3 Housing Data Updates Today

 

Mortgage Applications
-Purchase Index, Week/Week -5.4%
-Refinance Index, Week/Week -5.2%
-Composite Index, Week/Week -5.0%

This week-to-week data is clouded at the start of the year by the Christmas, New Year, and MLK holidays. It can also be affected by winter storms. “Believe me Mr. & Mrs. Smith, I assure you that under that snow is a beautiful 3 bed, 3 bath home.”

Pending Home Sales (for December 2011)
-Pending Home Sales Index, Month/Month -3.5% to 96.6
-Pending Home Sales Index, Year/Year +5.6% vs. December 2010 index level of 91.5
-Even with December decline, November-December numbers were best since March-April 2010
Full December report
-Pending Home Sales should be a leading indicator for Existing Home Sales (EHS)
-Also, the December EHS report showed that 33% of realtors reported cancelled contracts

FHFA House Price Index (November 2011)
-Price Index, Month/Month +1.0%
-Price Index, Year/Year -1.8%
-The previous index was -0.7% month/month.

The housing market is is the “just barely recovering” mode.
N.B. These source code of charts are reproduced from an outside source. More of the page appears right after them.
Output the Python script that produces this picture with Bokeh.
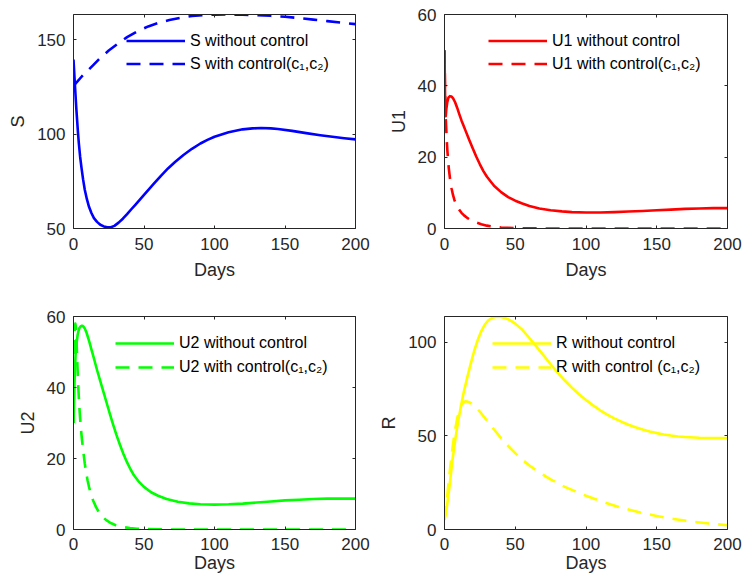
from bokeh.plotting import figure
from bokeh.layouts import column, row
from bokeh.models import Range1d, LinearAxis, FixedTicker, Legend, LegendItem
from bokeh.embed import file_html
from bokeh.resources import INLINE

# ---------------- data ----------------
x_ticks = [0, 50, 100, 150, 200]
s_ticks = [50, 100, 150]
u_ticks = [0, 20, 40, 60]
r_ticks = [0, 50, 100]

days_s_nc = [0, 0.7, 1.4, 2, 2.6, 3.2, 3.8, 4.7, 5.7, 6.8, 8, 9.5, 11, 12.7, 14.5, 16.7, 19, 21.5, 24,
             26.5, 29, 32, 35, 38, 41, 44, 50, 57, 62, 67, 72, 78, 84, 90, 95, 100, 110, 120, 127, 133,
             140, 145, 155, 165, 175, 185, 192, 200]
s_nc = [139.5, 130, 121, 113.5, 107, 100.5, 95, 88, 82, 76, 70.5, 65.5, 61.5, 58.2, 55.5, 53.5, 52, 51.1, 50.6,
        50.7, 51.4, 53.1, 55.2, 57.6, 60.2, 62.7, 67.8, 73.7, 77.9, 81.8, 85.2, 88.9, 92.2, 95.0, 96.9, 98.6,
        101.0, 102.5, 103.0, 103.2, 103.0, 102.7, 101.7, 100.5, 99.4, 98.4, 97.8, 97.2]

days_s_c = [0, 3, 6, 10, 14, 19, 25, 31, 38, 45, 53, 60, 68, 76, 84, 92, 100, 110, 120, 130, 140, 150,
            160, 170, 180, 190, 200]
s_c = [125.5, 128, 130.6, 133.5, 136.5, 140.3, 144.2, 147.6, 151.3, 154.3, 157, 158.8, 160.4, 161.6, 162.5,
       163, 163.2, 163.3, 163.2, 163, 162.6, 162.1, 161.4, 160.6, 159.8, 159, 158.2]

days_u1_nc = [0, 0.3, 0.6, 0.9, 1.3, 2, 2.8, 3.8, 5, 6.2, 7.5, 9, 10.5, 12, 13.5, 15, 17.5, 20, 22.5, 25,
              27.5, 30, 35, 40, 45, 50, 55, 60, 67, 75, 83, 90, 100, 110, 120, 130, 140, 150, 160, 170,
              180, 190, 200]
u1_nc = [50, 40, 33, 31.5, 33.5, 35.5, 36.7, 37.1, 37, 36.4, 35.4, 33.8, 32, 30.3, 28.8, 27.3, 24.8, 22.4,
         20.1, 18, 16.1, 14.5, 12, 10.2, 8.8, 7.8, 7, 6.3, 5.6, 5.1, 4.8, 4.6, 4.5, 4.5, 4.6, 4.75, 4.9,
         5.1, 5.3, 5.5, 5.6, 5.7, 5.7]

days_u1_c = [0, 0.3, 0.6, 1, 1.5, 2, 3, 4, 5, 6, 7, 8.5, 10, 12, 14, 16, 18, 20, 23, 26, 30, 35, 40, 45,
             50, 60, 70, 80, 100, 150, 200]
u1_c = [50, 41, 35, 30, 25.5, 22, 17, 13.6, 11.2, 9.4, 8, 6.6, 5.5, 4.4, 3.6, 3, 2.5, 2.1, 1.6, 1.2, 0.8,
        0.5, 0.3, 0.18, 0.1, 0.04, 0.01, 0, 0, 0, 0]

days_u2_nc = [0, 0.3, 0.6, 1, 1.5, 2, 3, 4, 5, 6, 7, 8, 9, 10, 11.2, 12.5, 14, 15.5, 17, 19, 21.5, 24, 26,
              28, 30.5, 33, 35.5, 38, 40.5, 43, 46.5, 50, 55, 60, 66, 74, 82, 90, 100, 110, 120, 130, 140,
              150, 160, 170, 180, 190, 200]
u2_nc = [30, 35, 40, 45, 49.5, 52, 55, 56.6, 57.2, 57.4, 57.2, 56.6, 55.7, 54.5, 52.9, 51, 48.9, 46.7, 44.5,
         41.8, 38.4, 35, 32.3, 29.7, 26.6, 23.8, 21.2, 18.9, 16.9, 15.2, 13.4, 12, 10.5, 9.5, 8.6, 7.8,
         7.35, 7.1, 7, 7.1, 7.3, 7.6, 7.9, 8.2, 8.4, 8.6, 8.7, 8.75, 8.7]

days_u2_c = [0, 0.3, 0.6, 0.9, 1.3, 1.7, 2.2, 2.8, 3.3, 3.8, 4.4, 5, 6, 7, 8, 9, 10, 11, 12.5, 14, 16, 18,
             20, 23, 26, 30, 35, 40, 45, 50, 60, 70, 80, 200]
u2_c = [30, 40, 50, 56, 58, 57, 52.5, 46, 41, 37, 33, 29.5, 25.3, 21.8, 18.6, 16, 13.8, 12, 9.8, 8.1, 6.3,
        4.9, 3.8, 2.7, 1.9, 1.2, 0.7, 0.4, 0.22, 0.12, 0.04, 0.01, 0, 0]

days_r_nc = [0, 1, 2, 3.3, 4.5, 5.6, 7, 8, 9.5, 11.5, 13.5, 16, 18.5, 21, 23.5, 26, 28.5, 31, 34, 37, 40,
             43, 46.5, 50, 55, 60, 65, 70, 75, 80, 85, 90, 95, 100, 105, 110, 115, 120, 125, 130, 135,
             140, 145, 150, 155, 160, 165, 170, 180, 190, 200]
r_nc = [5.2, 8.5, 14, 21.5, 29.5, 37, 44.5, 50, 57, 65.5, 73, 81, 88.5, 95.5, 101.3, 106, 109.5, 111.8,
        113.2, 113.7, 113.5, 112.9, 111.7, 110, 106.7, 102.3, 97.7, 93, 88.3, 83.8, 79.6, 75.8, 72.3,
        69.2, 66.3, 63.7, 61.4, 59.4, 57.6, 56, 54.6, 53.4, 52.4, 51.5, 50.8, 50.2, 49.7, 49.4, 49,
        48.9, 48.9]

days_r_c = [0, 1, 2, 3, 4, 5, 6, 7, 8, 9, 10, 11, 12, 13, 14, 15, 16, 18, 20, 23, 26, 30, 35, 40, 45, 50,
            55, 60, 67, 75, 85, 100, 112, 125, 137, 150, 162, 175, 187, 200]
r_c = [5, 11, 18.5, 26, 33, 39.5, 45.5, 51, 55.5, 59.5, 62.5, 64.8, 66.5, 67.7, 68.3, 68.5, 68.4, 67.8,
       66.8, 64.7, 62, 58.2, 53.4, 48.8, 44.6, 40.8, 37.3, 34.2, 30.5, 26.8, 22.8, 18, 14.7, 11.6, 9.3,
       7.2, 5.6, 4.2, 3.2, 2.3]

labels_s = ["S without control", "S with control(c\u2081,c\u2082)"]
labels_u1 = ["U1 without control", "U1 with control(c\u2081,c\u2082)"]
labels_u2 = ["U2 without control", "U2 with control(c\u2081,c\u2082)"]
labels_r = ["R without control", "R with control (c\u2081,c\u2082)"]

# ---------------- styling helpers ----------------
FONT = "Liberation Sans"
AX = "#262626"
LW = 2.6
DASH = "14 9"


def style_axis(ax, ticks, show_labels, standoff=8):
    ax.ticker = FixedTicker(ticks=ticks)
    ax.major_tick_in = 3
    ax.major_tick_out = 0
    ax.minor_tick_line_color = None
    ax.axis_line_color = AX
    ax.axis_line_width = 1
    ax.major_tick_line_color = AX
    ax.major_tick_line_width = 1
    if show_labels:
        ax.major_label_text_font = FONT
        ax.major_label_text_font_size = "17px"
        ax.major_label_text_color = AX
        ax.major_label_standoff = standoff
    else:
        # mirror axis: ticks only, labels not painted
        ax.major_label_text_font_size = "1px"
        ax.major_label_text_color = None
        ax.major_label_standoff = 0


def build(width, height, bl, bt, fw, fh, ylo, yhi, yticks, ylabel, xstand, xlabstand):
    p = figure(width=width, height=height, x_range=Range1d(0, 200), y_range=Range1d(ylo, yhi),
               output_backend="svg", toolbar_location=None,
               min_border_left=bl, min_border_top=bt,
               min_border_right=width - bl - fw, min_border_bottom=height - bt - fh)
    p.xgrid.visible = False
    p.ygrid.visible = False
    p.outline_line_color = None
    p.background_fill_color = "white"
    p.border_fill_color = "white"
    xa = p.xaxis[0]
    ya = p.yaxis[0]
    style_axis(xa, x_ticks, True, xstand)
    style_axis(ya, yticks, True, 8)
    xa.axis_label = "Days"
    ya.axis_label = ylabel
    for ax in (xa, ya):
        ax.axis_label_text_font = FONT
        ax.axis_label_text_font_size = "18px"
        ax.axis_label_text_font_style = "normal"
        ax.axis_label_text_color = AX
    xa.axis_label_standoff = xlabstand
    ya.axis_label_standoff = 6
    top = LinearAxis()
    style_axis(top, x_ticks, False)
    p.add_layout(top, "above")
    right = LinearAxis()
    style_axis(right, yticks, False)
    p.add_layout(right, "right")
    return p


def add_curves(p, color, d_nc, v_nc, d_c, v_c, labels, loc, row_h):
    r1 = p.line(d_nc, v_nc, line_color=color, line_width=LW, line_join="round")
    r2 = p.line(d_c, v_c, line_color=color, line_width=LW, line_join="round", line_dash=DASH)
    leg = Legend(items=[LegendItem(label=labels[0], renderers=[r1]),
                        LegendItem(label=labels[1], renderers=[r2])],
                 location=loc, orientation="vertical", glyph_width=59, glyph_height=row_h,
                 label_height=row_h, label_standoff=5, spacing=0, padding=0, margin=0,
                 border_line_color=None, background_fill_alpha=0,
                 label_text_font=FONT, label_text_font_size="16px", label_text_color="black")
    p.add_layout(leg)


p1 = build(371, 290, 73, 14, 282, 214, 50, 163.3, s_ticks, "S", 9, 7)
add_curves(p1, "#0000ff", days_s_nc, s_nc, days_s_c, s_c, labels_s, (53, 153), 23)

p2 = build(371, 290, 73, 14, 283, 214, 0, 60, u_ticks, "U1", 9, 7)
add_curves(p2, "#ff0000", days_u1_nc, u1_nc, days_u1_c, u1_c, labels_u1, (44, 153), 23)

p3 = build(371, 294, 73, 26, 282, 213, 0, 60, u_ticks, "U2", 8, 0)
add_curves(p3, "#00ff00", days_u2_nc, u2_nc, days_u2_c, u2_c, labels_u2, (42, 150), 24)

p4 = build(371, 294, 73, 26, 283, 213, 0, 113.8, r_ticks, "R", 8, 0)
add_curves(p4, "#ffff00", days_r_nc, r_nc, days_r_c, r_c, labels_r, (48, 150), 24)

layout = column(row(p1, p2), row(p3, p4))

open("out.html", "w").write(file_html(layout, INLINE))
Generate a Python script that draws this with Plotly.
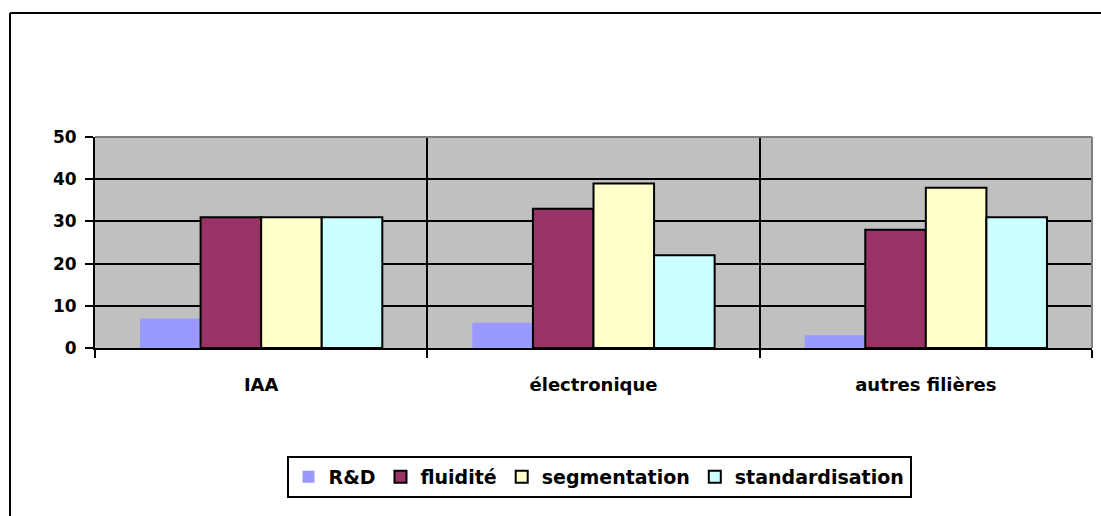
import plotly.graph_objects as go

categories = ["IAA", "électronique", "autres filières"]
series_names = ["R&D", "fluidité", "segmentation", "standardisation"]
rd = [7, 6, 3]
fluidite = [31, 33, 28]
segmentation = [31, 39, 38]
standardisation = [31, 22, 31]
y_ticks = [0, 10, 20, 30, 40, 50]

colors = ["#9999FF", "#993366", "#FFFFCC", "#CCFFFF"]
values = [rd, fluidite, segmentation, standardisation]

FONT = "DejaVu Sans"

fig = go.Figure()
for name, vals, col in zip(series_names, values, colors):
    outline = dict(color="black", width=2) if name != "R&D" else dict(color=col, width=0)
    fig.add_trace(go.Bar(name=name, x=categories, y=vals, marker=dict(color=col, line=outline)))

W, H = 1101, 516
L, R, T, B = 95, 9, 137, 168
pw, ph = W - L - R, H - T - B

def px_x(x):
    return (x - L) / pw

def px_y(y):
    return (H - B - y) / ph

fig.update_layout(
    width=W, height=H,
    margin=dict(l=L, r=R, t=T, b=B, pad=0),
    paper_bgcolor="white",
    plot_bgcolor="#C0C0C0",
    barmode="group",
    bargap=0.271,
    bargroupgap=0,
    font=dict(family=FONT, color="black"),
    legend=dict(
        orientation="h",
        x=px_x(599), xanchor="center",
        y=px_y(477), yanchor="middle",
        bordercolor="black", borderwidth=2,
        bgcolor="white",
        font=dict(family=FONT, size=19, color="black", weight="bold"),
        itemwidth=30,
        traceorder="normal",
    ),
    xaxis=dict(
        tickson="boundaries",
        ticks="outside", ticklen=8, tickwidth=2, tickcolor="black",
        showgrid=True, gridcolor="black", gridwidth=2,
        showline=True, linecolor="black", linewidth=2,
        tickfont=dict(family=FONT, size=18, color="black", weight="bold"),
        ticklabelstandoff=19,
        fixedrange=True,
    ),
    yaxis=dict(
        range=[0, 50],
        tickvals=y_ticks,
        ticks="outside", ticklen=8, tickwidth=2, tickcolor="black",
        showgrid=True, gridcolor="black", gridwidth=2,
        showline=True, linecolor="black", linewidth=2,
        zeroline=False,
        tickfont=dict(family=FONT, size=17, color="black", weight="bold"),
        ticklabelstandoff=5,
        fixedrange=True,
    ),
    shapes=[
        # plot area gray border (top and right)
        dict(type="line", xref="paper", yref="paper", x0=0, x1=1, y0=1, y1=1,
             line=dict(color="#808080", width=2), layer="above"),
        dict(type="line", xref="paper", yref="paper", x0=1, x1=1, y0=0, y1=1,
             line=dict(color="#808080", width=2), layer="above"),
        # chart area border (left and top)
        dict(type="line", xref="paper", yref="paper", x0=px_x(10), x1=px_x(10), y0=px_y(13), y1=px_y(520),
             line=dict(color="black", width=2), layer="above"),
        dict(type="line", xref="paper", yref="paper", x0=px_x(10), x1=px_x(1105), y0=px_y(13), y1=px_y(13),
             line=dict(color="black", width=2), layer="above"),
    ],
)

fig.write_html(
    "out.html",
    config={"displayModeBar": False, "staticPlot": True},
    post_script="document.body.style.margin='0';document.body.style.overflow='hidden';",
)
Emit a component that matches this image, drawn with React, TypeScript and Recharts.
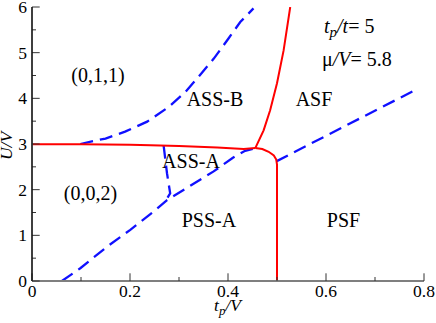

It is still cursed by a real oversupply and a substantial shadow inventory of home on which the owners are not making payments.

The SOTU speech (key excerpts here) seemed to indicate that the President was suggesting expanding HARP 2.0 to include refinancing of loans not already owned by FNMA or FHLMC. The problem with HARP 2.0 is that lenders are still reticent to take on loans with LTV > 105%. There are at least two reasons 1) even if the lender is shielded from losses there are significant costs associated with foreclosures. Foreclosures tie up cash. 2) the bad publicity is still implicitly there. Foreclosures have generated enormous losses of cash and enormous negative PR for banks.

The stronger underwriting rules (the “runaround” referred to) have been created not by the banks but by FHFA. The head of FHFA sees as his charter minimizing losses to Treasury on the FNMA/FHLMC portfolio. Those stricter rules are part of the runaround. Blaming the situation on banks may function as an election strategy but those rules are not helping homeowners or the housing market.

Also, it was Congress and the President who funded the Social Security decrease (Temporary Payroll Tax Cut Continuation Act of 2011) with an 0.1% increase in the rate on all mortgages from FNMA and FHLMC. That was not a runaround but more of a direct hit.